**Description of the task:** Transcribe exactly the lines from the one containing "Write the TikZ code for this diagram." through the one containing "(8,5) rectangle (620,600);", both included, and leave out any pictures.

**Records to use:**
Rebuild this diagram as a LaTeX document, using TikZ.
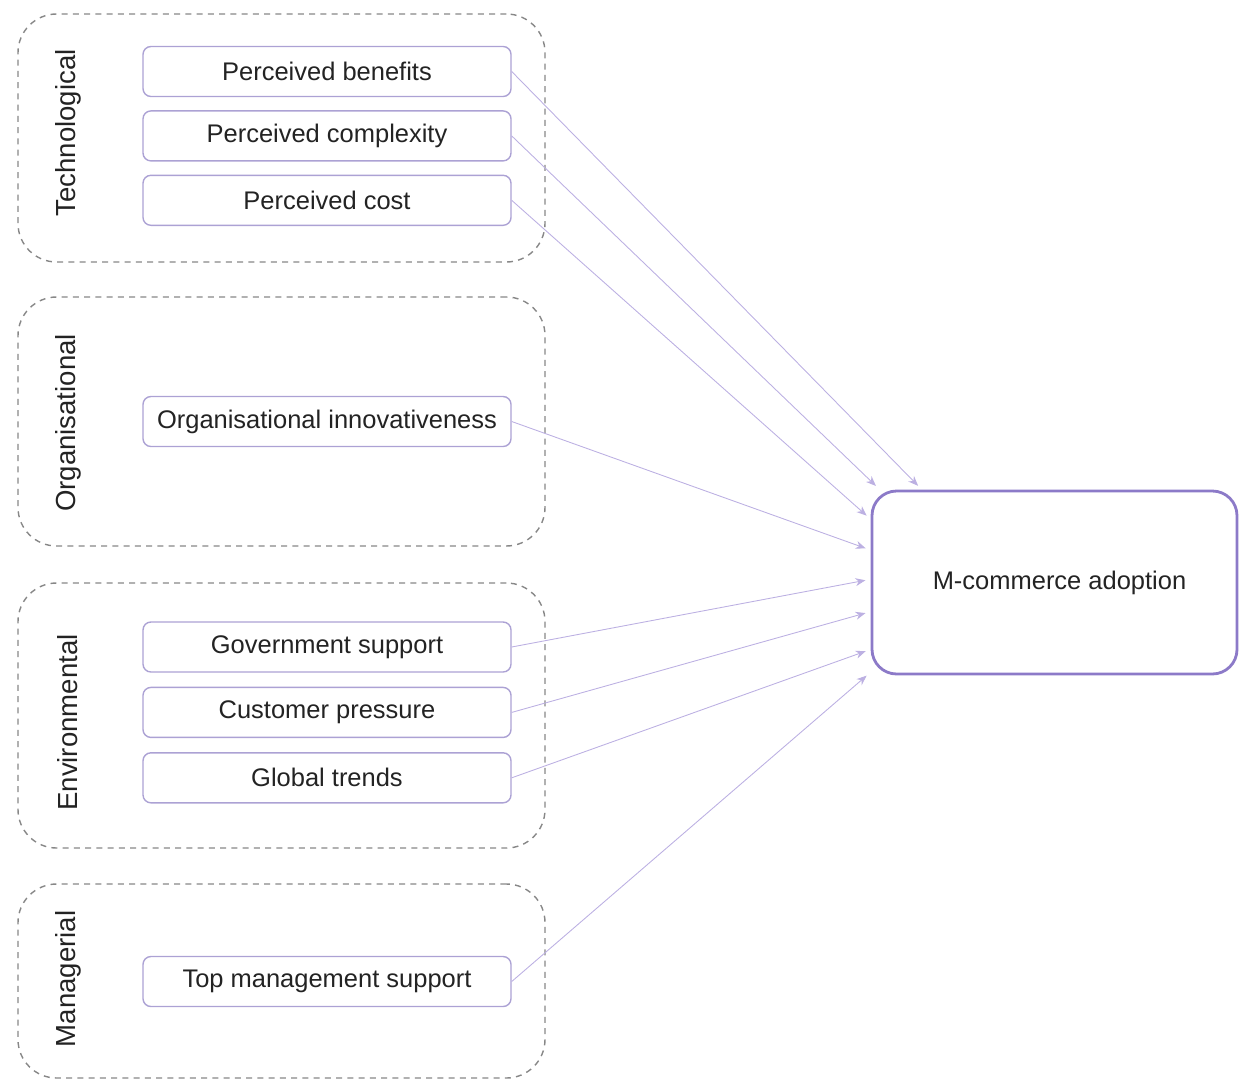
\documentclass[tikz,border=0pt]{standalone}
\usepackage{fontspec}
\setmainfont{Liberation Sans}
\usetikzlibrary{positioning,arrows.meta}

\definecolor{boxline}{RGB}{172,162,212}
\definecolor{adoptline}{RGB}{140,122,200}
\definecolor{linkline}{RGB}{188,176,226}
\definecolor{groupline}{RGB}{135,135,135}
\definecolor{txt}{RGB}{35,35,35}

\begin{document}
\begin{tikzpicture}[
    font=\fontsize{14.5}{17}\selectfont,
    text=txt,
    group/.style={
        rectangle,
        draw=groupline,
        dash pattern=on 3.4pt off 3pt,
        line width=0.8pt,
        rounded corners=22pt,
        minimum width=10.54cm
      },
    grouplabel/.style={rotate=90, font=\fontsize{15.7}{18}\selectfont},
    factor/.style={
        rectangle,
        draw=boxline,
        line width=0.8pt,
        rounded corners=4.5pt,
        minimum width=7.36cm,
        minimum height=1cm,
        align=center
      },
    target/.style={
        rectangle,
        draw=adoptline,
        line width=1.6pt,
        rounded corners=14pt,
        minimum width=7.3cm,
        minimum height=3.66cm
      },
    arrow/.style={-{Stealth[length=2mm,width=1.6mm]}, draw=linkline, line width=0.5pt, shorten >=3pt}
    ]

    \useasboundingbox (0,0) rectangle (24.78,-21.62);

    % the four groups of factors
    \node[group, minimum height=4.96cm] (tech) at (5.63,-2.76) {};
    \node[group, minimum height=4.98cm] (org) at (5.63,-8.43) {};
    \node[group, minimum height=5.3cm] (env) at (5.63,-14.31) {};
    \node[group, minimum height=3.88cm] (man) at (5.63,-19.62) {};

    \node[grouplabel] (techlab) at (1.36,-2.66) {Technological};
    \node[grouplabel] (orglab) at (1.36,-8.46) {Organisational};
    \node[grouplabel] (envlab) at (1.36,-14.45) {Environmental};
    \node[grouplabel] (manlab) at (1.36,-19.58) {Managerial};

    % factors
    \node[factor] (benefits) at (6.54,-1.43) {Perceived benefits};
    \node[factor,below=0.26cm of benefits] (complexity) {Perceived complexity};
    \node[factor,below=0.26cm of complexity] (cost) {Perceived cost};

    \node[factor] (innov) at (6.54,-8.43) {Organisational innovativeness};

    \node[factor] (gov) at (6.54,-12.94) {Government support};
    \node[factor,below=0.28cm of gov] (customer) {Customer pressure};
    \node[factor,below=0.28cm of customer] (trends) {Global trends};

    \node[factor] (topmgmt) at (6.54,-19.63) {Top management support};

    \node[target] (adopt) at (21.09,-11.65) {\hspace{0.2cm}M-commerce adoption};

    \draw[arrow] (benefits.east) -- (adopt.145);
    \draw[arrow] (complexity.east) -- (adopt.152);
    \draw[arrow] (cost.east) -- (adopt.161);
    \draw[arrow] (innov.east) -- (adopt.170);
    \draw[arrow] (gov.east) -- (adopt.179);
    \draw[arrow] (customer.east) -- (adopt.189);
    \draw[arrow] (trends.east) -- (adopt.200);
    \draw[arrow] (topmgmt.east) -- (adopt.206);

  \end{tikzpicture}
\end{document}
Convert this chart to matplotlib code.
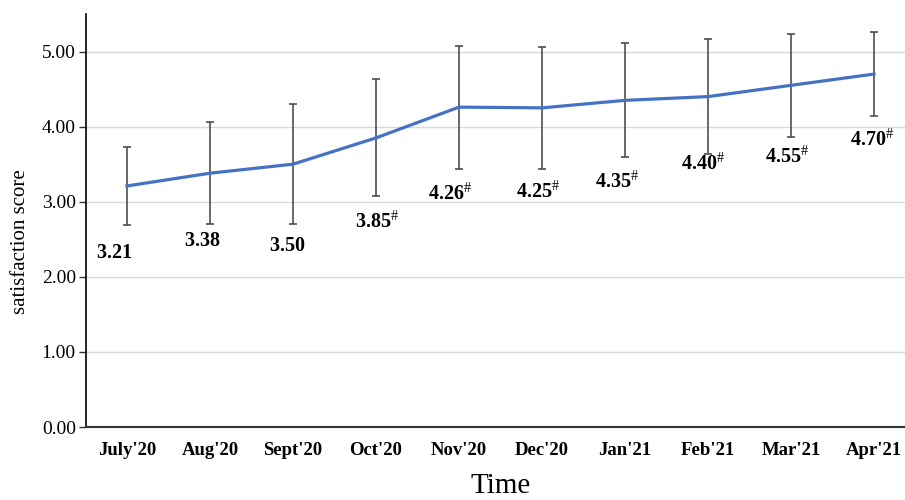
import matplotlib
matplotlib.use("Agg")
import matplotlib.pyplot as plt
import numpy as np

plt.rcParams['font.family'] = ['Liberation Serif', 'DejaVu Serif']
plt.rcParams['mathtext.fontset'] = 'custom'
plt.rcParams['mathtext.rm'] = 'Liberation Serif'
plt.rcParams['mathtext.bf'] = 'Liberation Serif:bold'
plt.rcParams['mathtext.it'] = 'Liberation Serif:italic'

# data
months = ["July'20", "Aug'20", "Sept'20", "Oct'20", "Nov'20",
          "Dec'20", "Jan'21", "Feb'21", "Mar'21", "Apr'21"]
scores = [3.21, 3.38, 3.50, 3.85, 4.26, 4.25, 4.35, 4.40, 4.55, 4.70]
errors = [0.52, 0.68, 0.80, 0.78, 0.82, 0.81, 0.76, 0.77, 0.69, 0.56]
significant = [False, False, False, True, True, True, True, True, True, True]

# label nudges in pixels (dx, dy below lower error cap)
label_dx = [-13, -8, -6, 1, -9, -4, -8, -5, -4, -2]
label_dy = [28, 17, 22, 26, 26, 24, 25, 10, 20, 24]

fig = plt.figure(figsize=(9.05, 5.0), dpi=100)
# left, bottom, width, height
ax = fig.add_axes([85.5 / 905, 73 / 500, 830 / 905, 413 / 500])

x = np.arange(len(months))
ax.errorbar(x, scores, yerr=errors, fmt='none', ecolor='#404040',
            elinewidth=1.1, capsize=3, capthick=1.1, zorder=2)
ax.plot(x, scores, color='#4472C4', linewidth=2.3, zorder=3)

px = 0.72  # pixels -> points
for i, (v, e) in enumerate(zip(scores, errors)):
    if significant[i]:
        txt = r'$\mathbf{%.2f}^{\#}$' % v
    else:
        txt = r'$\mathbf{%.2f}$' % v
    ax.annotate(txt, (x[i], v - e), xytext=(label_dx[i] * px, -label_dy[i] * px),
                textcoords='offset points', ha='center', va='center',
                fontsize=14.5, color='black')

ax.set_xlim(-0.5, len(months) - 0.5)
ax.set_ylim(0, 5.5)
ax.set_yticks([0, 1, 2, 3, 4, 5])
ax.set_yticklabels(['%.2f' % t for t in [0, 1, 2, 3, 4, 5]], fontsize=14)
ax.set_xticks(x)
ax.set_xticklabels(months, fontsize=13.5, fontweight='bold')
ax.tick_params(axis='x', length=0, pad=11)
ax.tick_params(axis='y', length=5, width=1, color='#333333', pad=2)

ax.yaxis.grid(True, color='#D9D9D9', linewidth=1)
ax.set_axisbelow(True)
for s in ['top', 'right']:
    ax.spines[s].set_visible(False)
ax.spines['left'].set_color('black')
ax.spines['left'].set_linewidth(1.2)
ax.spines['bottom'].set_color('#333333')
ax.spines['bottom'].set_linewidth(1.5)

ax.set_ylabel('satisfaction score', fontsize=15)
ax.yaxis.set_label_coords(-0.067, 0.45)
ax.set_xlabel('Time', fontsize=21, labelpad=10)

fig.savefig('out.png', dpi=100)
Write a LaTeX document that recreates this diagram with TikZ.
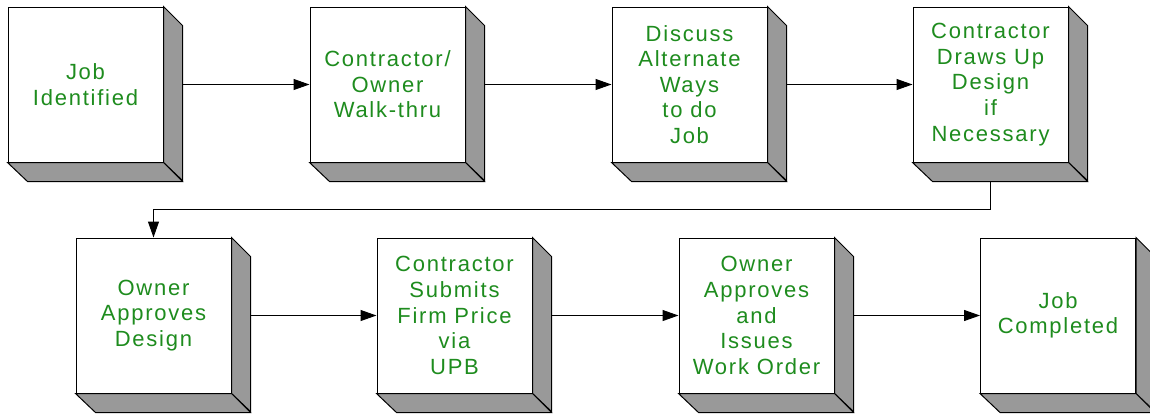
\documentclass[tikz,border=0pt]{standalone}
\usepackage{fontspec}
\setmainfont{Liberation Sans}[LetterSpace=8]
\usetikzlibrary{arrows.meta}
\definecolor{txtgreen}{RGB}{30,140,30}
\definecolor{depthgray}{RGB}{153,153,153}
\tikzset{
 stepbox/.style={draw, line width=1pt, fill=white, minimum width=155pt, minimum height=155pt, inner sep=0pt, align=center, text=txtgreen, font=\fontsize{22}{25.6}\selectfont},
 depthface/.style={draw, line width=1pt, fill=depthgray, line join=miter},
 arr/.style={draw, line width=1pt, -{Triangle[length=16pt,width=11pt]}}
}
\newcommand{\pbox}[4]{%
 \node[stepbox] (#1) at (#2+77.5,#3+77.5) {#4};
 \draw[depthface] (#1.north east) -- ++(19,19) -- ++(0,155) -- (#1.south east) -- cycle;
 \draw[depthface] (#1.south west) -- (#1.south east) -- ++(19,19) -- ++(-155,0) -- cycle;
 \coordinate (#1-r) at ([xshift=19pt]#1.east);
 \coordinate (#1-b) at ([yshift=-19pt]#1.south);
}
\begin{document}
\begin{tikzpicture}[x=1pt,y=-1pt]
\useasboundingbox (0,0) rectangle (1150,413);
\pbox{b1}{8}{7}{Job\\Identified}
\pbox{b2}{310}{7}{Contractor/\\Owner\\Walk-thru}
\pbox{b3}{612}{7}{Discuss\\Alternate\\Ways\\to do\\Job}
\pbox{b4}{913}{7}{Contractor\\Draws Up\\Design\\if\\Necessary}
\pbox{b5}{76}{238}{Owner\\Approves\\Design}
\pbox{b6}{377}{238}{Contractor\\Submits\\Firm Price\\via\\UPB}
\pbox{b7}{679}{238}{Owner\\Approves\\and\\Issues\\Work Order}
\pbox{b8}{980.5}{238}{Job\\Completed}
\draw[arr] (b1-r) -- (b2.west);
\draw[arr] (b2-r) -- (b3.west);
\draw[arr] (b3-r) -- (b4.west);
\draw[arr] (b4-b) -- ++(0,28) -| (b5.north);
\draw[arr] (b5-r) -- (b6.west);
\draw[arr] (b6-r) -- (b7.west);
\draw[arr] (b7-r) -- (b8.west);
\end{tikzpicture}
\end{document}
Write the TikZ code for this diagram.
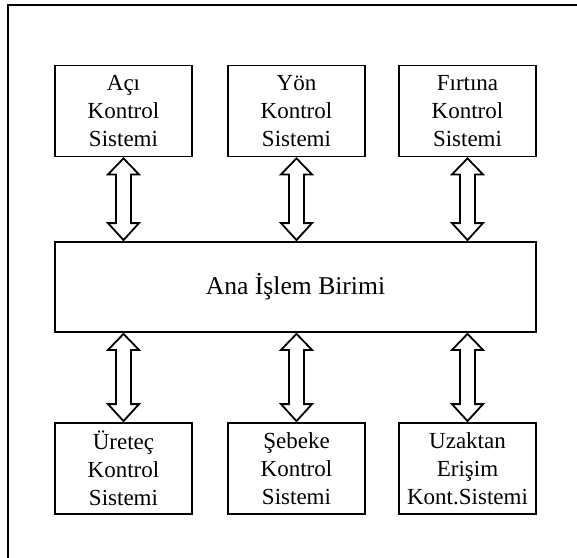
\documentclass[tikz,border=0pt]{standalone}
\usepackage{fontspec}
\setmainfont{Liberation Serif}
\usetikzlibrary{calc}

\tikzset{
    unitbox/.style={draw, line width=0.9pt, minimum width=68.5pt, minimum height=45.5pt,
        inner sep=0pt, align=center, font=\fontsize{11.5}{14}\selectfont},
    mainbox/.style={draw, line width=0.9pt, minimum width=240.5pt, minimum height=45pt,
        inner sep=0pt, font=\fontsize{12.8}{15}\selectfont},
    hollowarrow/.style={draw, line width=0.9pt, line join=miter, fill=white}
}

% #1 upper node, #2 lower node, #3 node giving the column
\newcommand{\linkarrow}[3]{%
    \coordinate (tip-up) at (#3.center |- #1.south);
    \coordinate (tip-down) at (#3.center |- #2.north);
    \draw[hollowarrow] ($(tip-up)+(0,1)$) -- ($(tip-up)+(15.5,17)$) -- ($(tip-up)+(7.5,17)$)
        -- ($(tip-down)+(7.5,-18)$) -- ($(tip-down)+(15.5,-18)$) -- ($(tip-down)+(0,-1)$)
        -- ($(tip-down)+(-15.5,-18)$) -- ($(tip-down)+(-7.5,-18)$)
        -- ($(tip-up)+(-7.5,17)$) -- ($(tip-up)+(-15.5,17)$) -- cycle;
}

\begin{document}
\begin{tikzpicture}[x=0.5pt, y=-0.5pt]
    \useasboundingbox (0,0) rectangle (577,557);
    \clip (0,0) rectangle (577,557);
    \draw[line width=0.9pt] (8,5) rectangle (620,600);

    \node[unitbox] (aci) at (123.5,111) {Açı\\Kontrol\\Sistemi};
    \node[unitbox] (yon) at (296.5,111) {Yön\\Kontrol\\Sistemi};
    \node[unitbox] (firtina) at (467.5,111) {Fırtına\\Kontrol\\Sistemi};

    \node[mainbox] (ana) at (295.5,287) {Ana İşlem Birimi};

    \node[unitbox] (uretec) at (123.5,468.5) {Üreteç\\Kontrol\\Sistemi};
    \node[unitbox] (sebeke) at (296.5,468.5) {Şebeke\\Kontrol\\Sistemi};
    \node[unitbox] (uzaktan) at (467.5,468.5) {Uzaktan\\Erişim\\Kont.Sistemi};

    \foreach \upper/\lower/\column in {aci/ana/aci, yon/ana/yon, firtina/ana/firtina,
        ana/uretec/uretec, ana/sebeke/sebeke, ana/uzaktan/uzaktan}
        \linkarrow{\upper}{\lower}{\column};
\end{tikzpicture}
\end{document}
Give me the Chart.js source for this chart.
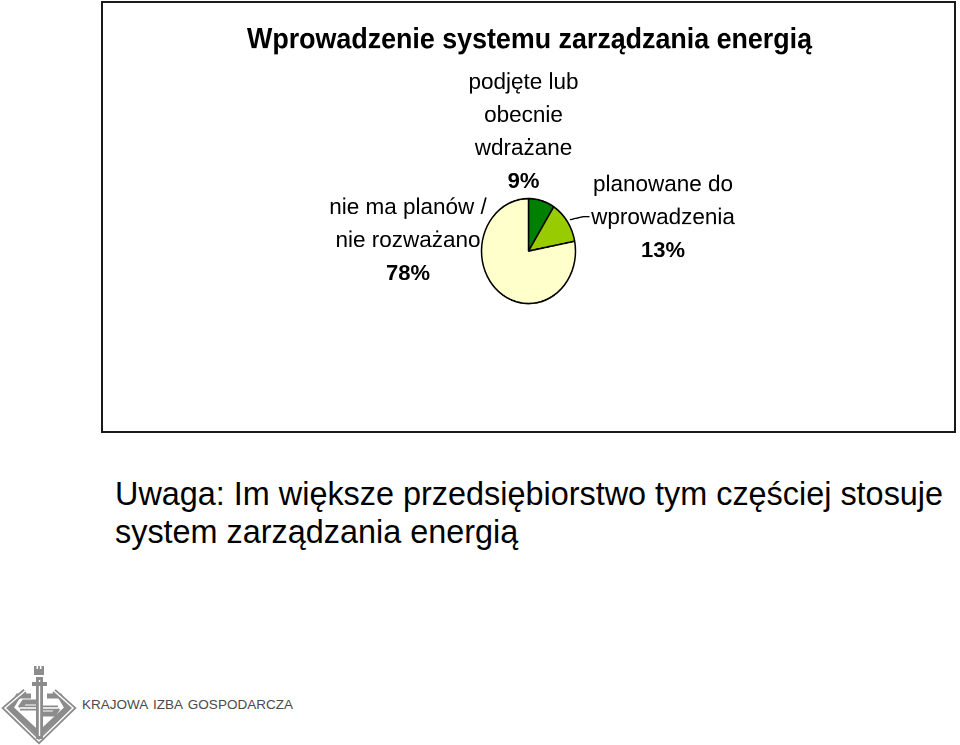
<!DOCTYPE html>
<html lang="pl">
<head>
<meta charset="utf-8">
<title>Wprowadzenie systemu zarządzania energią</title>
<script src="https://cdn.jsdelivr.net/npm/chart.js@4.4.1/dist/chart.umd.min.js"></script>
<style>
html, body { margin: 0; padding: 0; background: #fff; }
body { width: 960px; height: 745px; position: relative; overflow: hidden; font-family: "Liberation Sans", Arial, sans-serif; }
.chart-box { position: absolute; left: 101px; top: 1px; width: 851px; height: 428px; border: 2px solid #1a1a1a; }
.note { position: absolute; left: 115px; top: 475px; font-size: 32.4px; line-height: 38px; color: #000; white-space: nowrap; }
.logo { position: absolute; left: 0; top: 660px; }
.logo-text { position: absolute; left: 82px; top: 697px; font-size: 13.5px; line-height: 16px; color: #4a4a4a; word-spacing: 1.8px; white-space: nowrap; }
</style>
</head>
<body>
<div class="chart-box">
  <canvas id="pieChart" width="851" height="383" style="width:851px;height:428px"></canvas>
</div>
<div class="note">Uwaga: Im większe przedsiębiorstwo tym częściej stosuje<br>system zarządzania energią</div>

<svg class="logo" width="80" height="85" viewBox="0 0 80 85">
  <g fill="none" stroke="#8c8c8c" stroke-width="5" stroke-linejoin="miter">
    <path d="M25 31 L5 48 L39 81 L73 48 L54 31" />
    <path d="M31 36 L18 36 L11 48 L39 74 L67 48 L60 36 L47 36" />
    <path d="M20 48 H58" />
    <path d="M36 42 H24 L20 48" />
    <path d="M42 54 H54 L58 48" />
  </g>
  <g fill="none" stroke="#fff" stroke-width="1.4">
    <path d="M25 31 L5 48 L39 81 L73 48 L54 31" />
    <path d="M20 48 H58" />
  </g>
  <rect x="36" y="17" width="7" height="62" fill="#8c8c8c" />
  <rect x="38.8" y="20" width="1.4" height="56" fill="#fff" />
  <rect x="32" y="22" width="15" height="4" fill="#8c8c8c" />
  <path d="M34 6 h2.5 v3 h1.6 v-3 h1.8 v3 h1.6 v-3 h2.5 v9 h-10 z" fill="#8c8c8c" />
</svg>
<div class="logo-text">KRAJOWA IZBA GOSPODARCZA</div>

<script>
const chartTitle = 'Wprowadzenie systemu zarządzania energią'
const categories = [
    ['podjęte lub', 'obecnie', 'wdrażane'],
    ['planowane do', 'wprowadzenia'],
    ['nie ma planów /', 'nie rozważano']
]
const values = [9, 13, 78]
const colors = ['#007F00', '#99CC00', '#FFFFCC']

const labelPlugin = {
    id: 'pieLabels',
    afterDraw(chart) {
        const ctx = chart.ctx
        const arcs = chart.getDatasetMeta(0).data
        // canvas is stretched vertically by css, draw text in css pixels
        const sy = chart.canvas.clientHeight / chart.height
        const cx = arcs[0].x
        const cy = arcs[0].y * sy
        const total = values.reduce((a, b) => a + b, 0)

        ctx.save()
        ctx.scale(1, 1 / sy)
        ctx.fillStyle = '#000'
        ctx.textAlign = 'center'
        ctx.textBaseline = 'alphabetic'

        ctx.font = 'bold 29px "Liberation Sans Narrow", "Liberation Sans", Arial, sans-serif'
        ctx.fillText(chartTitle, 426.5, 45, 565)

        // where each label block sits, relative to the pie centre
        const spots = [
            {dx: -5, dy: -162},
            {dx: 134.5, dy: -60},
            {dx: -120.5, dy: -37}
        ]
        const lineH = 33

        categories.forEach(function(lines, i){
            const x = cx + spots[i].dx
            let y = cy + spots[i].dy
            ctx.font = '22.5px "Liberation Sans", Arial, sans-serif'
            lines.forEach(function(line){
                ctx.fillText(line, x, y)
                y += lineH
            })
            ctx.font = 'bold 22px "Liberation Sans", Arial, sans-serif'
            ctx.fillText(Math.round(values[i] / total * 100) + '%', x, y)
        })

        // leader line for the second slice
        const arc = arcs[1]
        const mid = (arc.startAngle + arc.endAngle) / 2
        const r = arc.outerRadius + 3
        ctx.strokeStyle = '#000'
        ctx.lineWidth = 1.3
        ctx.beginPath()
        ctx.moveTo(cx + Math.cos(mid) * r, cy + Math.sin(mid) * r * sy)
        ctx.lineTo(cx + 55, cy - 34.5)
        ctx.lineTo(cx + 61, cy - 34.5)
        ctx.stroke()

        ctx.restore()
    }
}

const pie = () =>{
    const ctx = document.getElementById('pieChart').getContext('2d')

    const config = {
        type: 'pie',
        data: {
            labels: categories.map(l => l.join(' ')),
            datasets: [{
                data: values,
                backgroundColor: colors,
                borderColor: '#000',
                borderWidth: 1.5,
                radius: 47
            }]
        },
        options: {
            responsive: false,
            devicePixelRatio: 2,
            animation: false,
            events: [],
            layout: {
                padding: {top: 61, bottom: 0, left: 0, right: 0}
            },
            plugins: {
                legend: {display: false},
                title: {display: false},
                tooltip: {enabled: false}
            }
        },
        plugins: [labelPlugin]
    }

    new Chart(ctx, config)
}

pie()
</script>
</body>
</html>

**Exercise response:**
Write the TikZ code for this diagram.
\documentclass[tikz,border=0pt]{standalone}
\usepackage{fontspec}
\setmainfont{Liberation Serif}
\usetikzlibrary{calc}

\tikzset{
    unitbox/.style={draw, line width=0.9pt, minimum width=68.5pt, minimum height=45.5pt,
        inner sep=0pt, align=center, font=\fontsize{11.5}{14}\selectfont},
    mainbox/.style={draw, line width=0.9pt, minimum width=240.5pt, minimum height=45pt,
        inner sep=0pt, font=\fontsize{12.8}{15}\selectfont},
    hollowarrow/.style={draw, line width=0.9pt, line join=miter, fill=white}
}

% #1 upper node, #2 lower node, #3 node giving the column
\newcommand{\linkarrow}[3]{%
    \coordinate (tip-up) at (#3.center |- #1.south);
    \coordinate (tip-down) at (#3.center |- #2.north);
    \draw[hollowarrow] ($(tip-up)+(0,1)$) -- ($(tip-up)+(15.5,17)$) -- ($(tip-up)+(7.5,17)$)
        -- ($(tip-down)+(7.5,-18)$) -- ($(tip-down)+(15.5,-18)$) -- ($(tip-down)+(0,-1)$)
        -- ($(tip-down)+(-15.5,-18)$) -- ($(tip-down)+(-7.5,-18)$)
        -- ($(tip-up)+(-7.5,17)$) -- ($(tip-up)+(-15.5,17)$) -- cycle;
}

\begin{document}
\begin{tikzpicture}[x=0.5pt, y=-0.5pt]
    \useasboundingbox (0,0) rectangle (577,557);
    \clip (0,0) rectangle (577,557);
    \draw[line width=0.9pt] (8,5) rectangle (620,600);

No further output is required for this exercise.